相続財産の相続税評価額は、基本的には相続発生日の価値に基づいて算出されます。
しかし上場株式については株価が日々大きく増減することから、相続発生日以外の株価を基に相続税評価額を算出することができます。
具体的には、【以下のいずれかの株価×株数】で相続税評価額を計算します。
①相続があった日の終値
②相続があった月の終値の平均額
③相続があった月の前月の終値の平均額
④相続があった月の前々月の終値の平均額
なお月の終値の平均額については、東証の場合は以下のようにJPX(日本取引所グループ)のホームページの【月間相場表】にデータがありますので、
こちらから確認します。(他の取引所でもホームページにて同様の資料が掲載されています)
※閲覧したい株式相場表のPDFをクリックすると、以下のように月の終値の平均額(一番右の列の終値平均)が記載された資料を閲覧することができます。
その他、上場株式の評価については以下のような注意点があります。
■複数の証券取引所に上場されている場合
証券取引所は東京、名古屋、札幌、福岡の4か所あり、複数の証券取引所に上場されている銘柄は取引所により株価が異なる場合があります。このような場合は、どの取引所の株価で評価するかは納税者が選択できますので、株価が低いほうの取引所の株価を相続があった日の終値とすることができます。
■相続発生日の株価が無い場合
相続発生日が日曜日で取引が行われておらず、相続発生日の株価がない場合は、最も近い日の終値を相続があった日の終値とすることとなります。

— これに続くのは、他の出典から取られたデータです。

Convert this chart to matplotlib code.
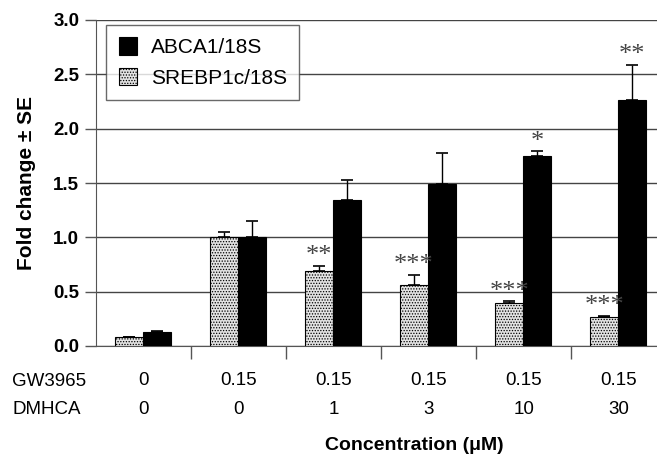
import matplotlib
matplotlib.use("Agg")
import matplotlib.pyplot as plt
import numpy as np

groups = ["g1", "g2", "g3", "g4", "g5", "g6"]
gw3965 = ["0", "0.15", "0.15", "0.15", "0.15", "0.15"]
dmhca = ["0", "0", "1", "3", "10", "30"]
srebp = [0.08, 1.00, 0.69, 0.56, 0.40, 0.27]
srebp_err = [0.005, 0.05, 0.05, 0.09, 0.01, 0.01]
abca = [0.13, 1.00, 1.34, 1.49, 1.75, 2.26]
abca_err = [0.01, 0.15, 0.19, 0.29, 0.04, 0.33]
srebp_stars = ["", "", "**", "***", "***", "***"]
abca_stars = ["", "", "", "", "*", "**"]

plt.rcParams['font.family'] = ['Liberation Sans', 'DejaVu Sans']
plt.rcParams['hatch.color'] = '#9a9a9a'
plt.rcParams['hatch.linewidth'] = 0.6

fig = plt.figure(figsize=(6.57, 4.58), dpi=100)
ax = fig.add_axes([96/657, 1-346/458, 1-96/657, 326/458])

x = np.arange(len(groups))
w = 0.29
gx = x - 0.155
bx = x + 0.14
ax.bar(gx, srebp, w, color='#e2e2e2', edgecolor='black', linewidth=0.8, hatch='......', zorder=3,
       label='SREBP1c/18S')
ax.bar(bx, abca, w, color='black', edgecolor='black', linewidth=0.8, zorder=3, label='ABCA1/18S')
ax.errorbar(gx, srebp, yerr=[np.zeros(6), srebp_err], fmt='none', ecolor='black', elinewidth=1,
            capsize=4, capthick=1.2, zorder=4)
ax.errorbar(bx, abca, yerr=[np.zeros(6), abca_err], fmt='none', ecolor='black', elinewidth=1,
            capsize=4, capthick=1.2, zorder=4)

for xs, vals, errs, stars in [(gx, srebp, srebp_err, srebp_stars), (bx, abca, abca_err, abca_stars)]:
    for xi, v, e, s in zip(xs, vals, errs, stars):
        if s:
            ax.text(xi, v + e - 0.01, s, ha='center', va='bottom', fontsize=19,
                    family='Liberation Serif', color='#444444')

ax.set_ylim(0, 3.0)
ax.set_xlim(-0.5, 5.4)
ax.set_yticks(np.arange(0, 3.01, 0.5))
ax.set_yticklabels([f"{t:.1f}" for t in np.arange(0, 3.01, 0.5)], fontweight='bold', fontsize=13.5)
ax.yaxis.grid(True, color='#444444', linewidth=1.0, zorder=0)
ax.set_axisbelow(True)
ax.set_xticks(x[:-1] + 0.5)
ax.set_xticklabels([])
ax.tick_params(axis='x', direction='out', length=9, width=1, color='#555555')
ax.tick_params(axis='y', direction='out', length=8, width=1, color='#555555', pad=4)
for sp in ['top', 'right']:
    ax.spines[sp].set_visible(False)
ax.spines['left'].set_color('#555555')
ax.spines['bottom'].set_color('#555555')
ax.set_ylabel('Fold change \u00b1 SE', fontsize=15, fontweight='bold')
ax.yaxis.set_label_coords(-(96-36)/561, 0.5)

h, l = ax.get_legend_handles_labels()
leg = ax.legend(h[::-1], l[::-1], loc='upper left', bbox_to_anchor=(10/561, 1-5/326), fontsize=15,
                frameon=True, fancybox=False, edgecolor='#444444', borderpad=0.6,
                handlelength=0.9, handleheight=0.9, labelspacing=0.5, handletextpad=0.65,
                borderaxespad=0)
leg.get_frame().set_linewidth(1.0)
leg._legend_box.align = "left"

# Condition rows
fig.text(12/657, 1-381/458, 'GW3965', ha='left', va='center', fontsize=13.5)
fig.text(12/657, 1-410/458, 'DMHCA', ha='left', va='center', fontsize=13.5)
for xi, a, b in zip(x, gw3965, dmhca):
    ax.text(xi, -(381-346)/108.7, a, ha='center', va='center', fontsize=13.5, clip_on=False)
    ax.text(xi, -(410-346)/108.7, b, ha='center', va='center', fontsize=13.5, clip_on=False)
fig.text(414/657, 1-445/458, 'Concentration (\u03bcM)', ha='center', va='center', fontsize=14,
         fontweight='bold')

fig.savefig('out.png', dpi=100)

下の図の場合には、16日に最も近いのは18日のため、102円が相続があった日の終値となります。
なお、最も近い日が2つある場合には、2つの株価の平均となります。
先ほどの図の場合だと14日の株価が100円の場合、101円となります。【(100+102)÷2=101円】
■権利落ちの日から基準日までに相続があった場合
上場株式には「基準日」と「権利落ち日」があります。
≪基準日≫
株主名簿が確定する日。基本的にはその会社の決算日となります。
≪権利落ち日≫
株主としての権利(配当金を受け取る権利など)を得られることが確定する日の翌日。基準日の1営業日前となります。
配当金受取等の株主の権利は、株主名簿に記載されている人に与えられますが、
株主として株主名簿に記載されるまでには購入後2営業日の期間が必要となります。
そのため上場株式について配当金を受け取るためには、権利落ち日の前日に株式を保有している必要があります。
権利落ち日には既に株主の権利が確定していることから、その株式を売却してしまっても、配当金を受け取ることができます。
そのため、基本的には権利落ち日には株式の売却が多くなり、株価が下がることとなります。
上記のような理由から、権利落ち日から基準日までの間に相続があった場合に通常の取り扱いで評価すると、一時的に低くなった株価が相続税評価額となり、本来の時価を反映できません。
そのため、権利落ち日から基準日までの間に相続があった場合には、権利落ち日の前日の株価(権利落等の日の前日以前の最終価格から、課税時期にもっとも近い日の最終価格)を課税時期の株価とする必要があります。
下の図の場合は、75円ではなく権利落ち前の100円が課税時期の株価となります。
逆に基準日以降に相続があった場合には、高くなりすぎている権利落ち前の株価は使用しないこととなります。
下の図の場合は、課税時期である21日に近いのは18日ではありますが、権利落ち前の株価のため29日の75円が課税時期の株価となります。
その他、相続開始日が基準日の翌日から株主総会の決議日(配当の効力発生日)までの間である場合には、後からもらえる配当金の金額を配当期待権(後から配当金を受け取れる権利)として相続財産に計上する必要がある点にも注意が必要です。